TASK INSTRUCTIONS: Without the pictures, set down every line of the data exactly.
━━━━━━━━━━━━━━━━━━━━━━━━━━━━━━
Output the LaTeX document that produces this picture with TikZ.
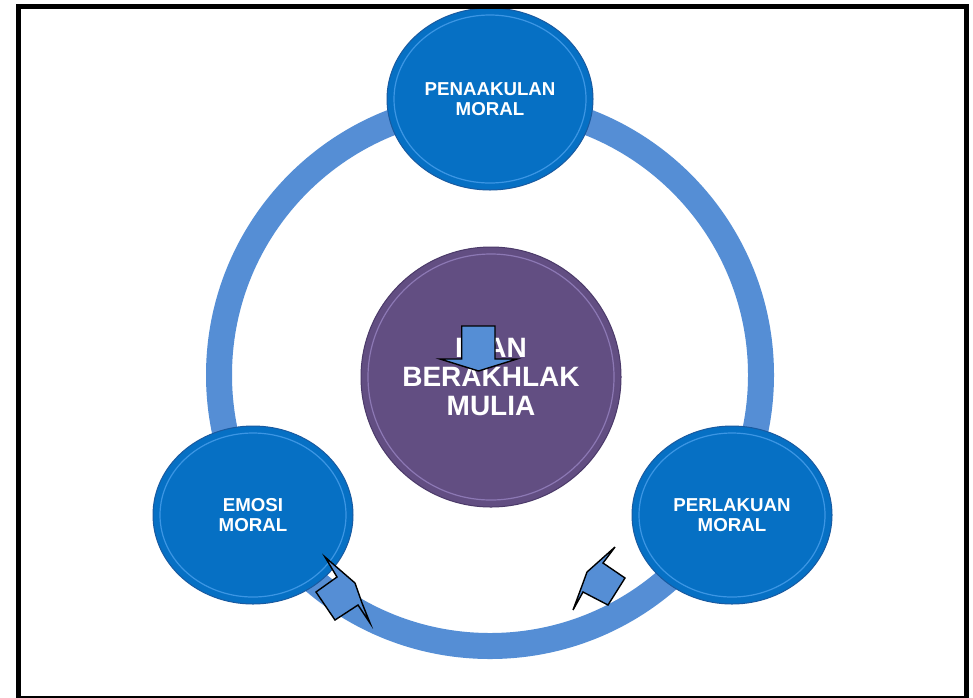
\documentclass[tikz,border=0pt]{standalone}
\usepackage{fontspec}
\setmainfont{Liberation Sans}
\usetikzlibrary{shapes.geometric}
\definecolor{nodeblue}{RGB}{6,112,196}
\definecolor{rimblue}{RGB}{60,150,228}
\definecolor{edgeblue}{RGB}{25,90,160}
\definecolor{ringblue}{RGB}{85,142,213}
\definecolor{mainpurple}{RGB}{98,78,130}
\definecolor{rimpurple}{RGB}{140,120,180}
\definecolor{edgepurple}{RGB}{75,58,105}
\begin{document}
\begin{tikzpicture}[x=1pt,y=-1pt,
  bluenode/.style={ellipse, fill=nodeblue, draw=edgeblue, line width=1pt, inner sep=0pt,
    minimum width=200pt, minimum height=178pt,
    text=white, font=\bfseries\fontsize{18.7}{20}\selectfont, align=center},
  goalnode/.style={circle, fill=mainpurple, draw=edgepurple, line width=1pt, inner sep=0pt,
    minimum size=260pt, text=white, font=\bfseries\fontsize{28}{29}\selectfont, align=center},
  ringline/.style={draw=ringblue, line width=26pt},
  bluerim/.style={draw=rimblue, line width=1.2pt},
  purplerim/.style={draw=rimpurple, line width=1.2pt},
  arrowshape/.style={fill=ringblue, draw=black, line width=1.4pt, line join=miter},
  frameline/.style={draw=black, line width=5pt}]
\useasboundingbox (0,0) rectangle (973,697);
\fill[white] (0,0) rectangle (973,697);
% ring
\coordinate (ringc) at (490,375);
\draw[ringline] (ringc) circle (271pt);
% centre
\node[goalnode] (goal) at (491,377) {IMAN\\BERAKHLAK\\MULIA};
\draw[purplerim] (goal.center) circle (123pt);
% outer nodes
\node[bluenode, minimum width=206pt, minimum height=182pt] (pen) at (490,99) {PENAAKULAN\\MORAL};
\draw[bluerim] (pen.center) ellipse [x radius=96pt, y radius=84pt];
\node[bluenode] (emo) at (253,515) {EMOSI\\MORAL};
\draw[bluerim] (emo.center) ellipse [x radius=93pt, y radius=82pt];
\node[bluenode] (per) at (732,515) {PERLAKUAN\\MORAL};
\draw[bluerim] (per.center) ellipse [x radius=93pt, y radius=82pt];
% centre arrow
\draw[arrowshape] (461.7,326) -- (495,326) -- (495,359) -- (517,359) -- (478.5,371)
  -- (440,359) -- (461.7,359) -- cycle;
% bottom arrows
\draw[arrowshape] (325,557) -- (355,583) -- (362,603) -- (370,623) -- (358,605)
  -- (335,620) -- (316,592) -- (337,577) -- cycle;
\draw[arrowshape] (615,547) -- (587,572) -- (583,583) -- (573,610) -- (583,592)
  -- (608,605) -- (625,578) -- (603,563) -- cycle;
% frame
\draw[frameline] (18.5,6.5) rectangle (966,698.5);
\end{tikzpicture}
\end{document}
━━━━━━━━━━━━━━━━━━━━━━━━━━━━━━
COMPLETE OUTPUT:
Output the LaTeX document that produces this picture with TikZ.
\documentclass[tikz,border=0pt]{standalone}
\usepackage{fontspec}
\setmainfont{Liberation Sans}
\usetikzlibrary{shapes.geometric}
\definecolor{nodeblue}{RGB}{6,112,196}
\definecolor{rimblue}{RGB}{60,150,228}
\definecolor{edgeblue}{RGB}{25,90,160}
\definecolor{ringblue}{RGB}{85,142,213}
\definecolor{mainpurple}{RGB}{98,78,130}
\definecolor{rimpurple}{RGB}{140,120,180}
\definecolor{edgepurple}{RGB}{75,58,105}
\begin{document}
\begin{tikzpicture}[x=1pt,y=-1pt,
  bluenode/.style={ellipse, fill=nodeblue, draw=edgeblue, line width=1pt, inner sep=0pt,
    minimum width=200pt, minimum height=178pt,
    text=white, font=\bfseries\fontsize{18.7}{20}\selectfont, align=center},
  goalnode/.style={circle, fill=mainpurple, draw=edgepurple, line width=1pt, inner sep=0pt,
    minimum size=260pt, text=white, font=\bfseries\fontsize{28}{29}\selectfont, align=center},
  ringline/.style={draw=ringblue, line width=26pt},
  bluerim/.style={draw=rimblue, line width=1.2pt},
  purplerim/.style={draw=rimpurple, line width=1.2pt},
  arrowshape/.style={fill=ringblue, draw=black, line width=1.4pt, line join=miter},
  frameline/.style={draw=black, line width=5pt}]
\useasboundingbox (0,0) rectangle (973,697);
\fill[white] (0,0) rectangle (973,697);
% ring
\coordinate (ringc) at (490,375);
\draw[ringline] (ringc) circle (271pt);
% centre
\node[goalnode] (goal) at (491,377) {IMAN\\BERAKHLAK\\MULIA};
\draw[purplerim] (goal.center) circle (123pt);
% outer nodes
\node[bluenode, minimum width=206pt, minimum height=182pt] (pen) at (490,99) {PENAAKULAN\\MORAL};
\draw[bluerim] (pen.center) ellipse [x radius=96pt, y radius=84pt];
\node[bluenode] (emo) at (253,515) {EMOSI\\MORAL};
\draw[bluerim] (emo.center) ellipse [x radius=93pt, y radius=82pt];
\node[bluenode] (per) at (732,515) {PERLAKUAN\\MORAL};
\draw[bluerim] (per.center) ellipse [x radius=93pt, y radius=82pt];
% centre arrow
\draw[arrowshape] (461.7,326) -- (495,326) -- (495,359) -- (517,359) -- (478.5,371)
  -- (440,359) -- (461.7,359) -- cycle;
% bottom arrows
\draw[arrowshape] (325,557) -- (355,583) -- (362,603) -- (370,623) -- (358,605)
  -- (335,620) -- (316,592) -- (337,577) -- cycle;
\draw[arrowshape] (615,547) -- (587,572) -- (583,583) -- (573,610) -- (583,592)
  -- (608,605) -- (625,578) -- (603,563) -- cycle;
% frame
\draw[frameline] (18.5,6.5) rectangle (966,698.5);
\end{tikzpicture}
\end{document}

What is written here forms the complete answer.